Administrative career (AD unless noted)
- 1982–1987: Washington State (asst. AD)
- 1988–1990: Washington State (assoc. AD)
- 1990–1995: Montana
- 1995–2007: Oregon
- 2010–2017: Washington State
- 2017–2021: Nebraska

Accomplishments and honors

Awards
- First-team All-Pac-8 (1972);

= Bill Moos =

American athletics director

William H. Moos (born circa 1951) is an American former college athletics administrator and college football player. He served as the athletic director at the University of Montana from 1990 to 1995, the University of Oregon from 1995 to 2007, Washington State University from 2010 to 2018, and the University of Nebraska–Lincoln from 2017 to 2021. Moos played college football at Washington State from 1969 to 1972.

==Early life==
Moos was born and raised on a wheat and cattle ranch in rural Washington, then moved to Olympia at age fourteen when his father was named director of agriculture for governor Daniel J. Evans. Moos graduated from Olympia High School and played college football at Washington State under head coach Jim Sweeney. In his senior season in 1972, Moos was one of two offensive tackles named to the All-Pac-8 team, and he graduated with a bachelor's degree in history in 1973.

==Administrative career==

===Oregon===

Moos served as assistant athletics director at his alma mater from 1982 to 1990, before leaving to become the director of athletics at the University of Montana. He held that position until 1995, when he was hired as director of athletics at the University of Oregon, a position he held until 2007. At Oregon, Moos raised the athletics budget from $18.5 million to $40 million, which included a 2002 renovation of Autzen Stadium, and the construction of the Ed Moshofsky Sports Center. During Moos' tenure, Oregon won 13 Pac-10 championships and added soccer and lacrosse and university-sponsored programs.

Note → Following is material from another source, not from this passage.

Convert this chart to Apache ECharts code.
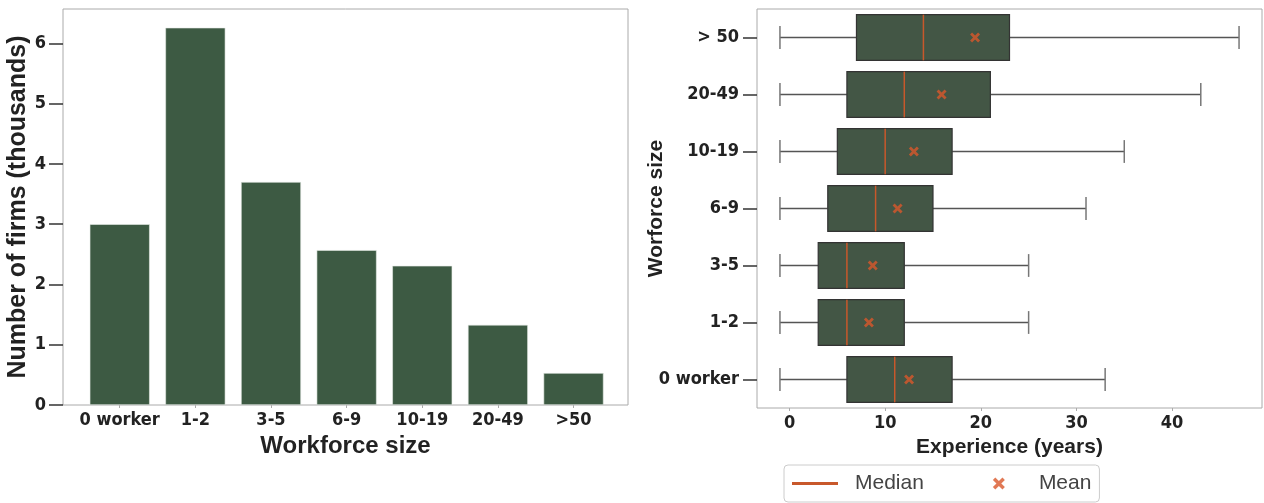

Moos left Oregon in 2007 after a dispute with Nike founder and university donor Phil Knight. Terms of Moos' departure included an agreement that paid him $200,000 annually for not taking an administrative position at a Power Five school west of the Mississippi River. During his hiatus between 2007 and 2010, Moos took to raising beef cattle at his ranch at Valleyford, Washington, southeast of Spokane. The exact reasons for his resignation from Oregon are unknown, but the dispute with Knight regarding funding for an arena to replace the aging McArthur Court "strained a bit toward the end." After Moos resigned, Knight donated $100 million towards the building of a new arena for Oregon.

===Washington State===

Moos returned to Washington State as athletic director in 2010. During his tenure, he signed a ten-year marketing agreement with Nike, and, as dean of Pac-12 athletic directors, oversaw the conference's 12-year, $3 billion television agreement with Fox Sports and ESPN.

===Nebraska===

Moos was hired as Nebraska's director of athletics on October 15, 2017, at a base salary of $1 million, making him the second-highest paid athletic director in the Big Ten, behind only Wisconsin's Barry Alvarez. After firing Mike Riley at the end of the 2017 season, Moos hired former Nebraska quarterback Scott Frost from UCF to serve as head football coach. Just months after his hiring, Nebraska's volleyball program won the NCAA Tournament, giving Moos his first national championship as an administrator.

In March 2019, Moos fired men's basketball head coach Tim Miles, and replaced him with former Iowa State and Chicago Bulls head coach Fred Hoiberg, a Lincoln native. Moos retired in June 2021.

==Personal life==
Moos and his wife Kendra have five children: daughters Christa, Brittany, and Kaiti, and sons Bo and Benjamin.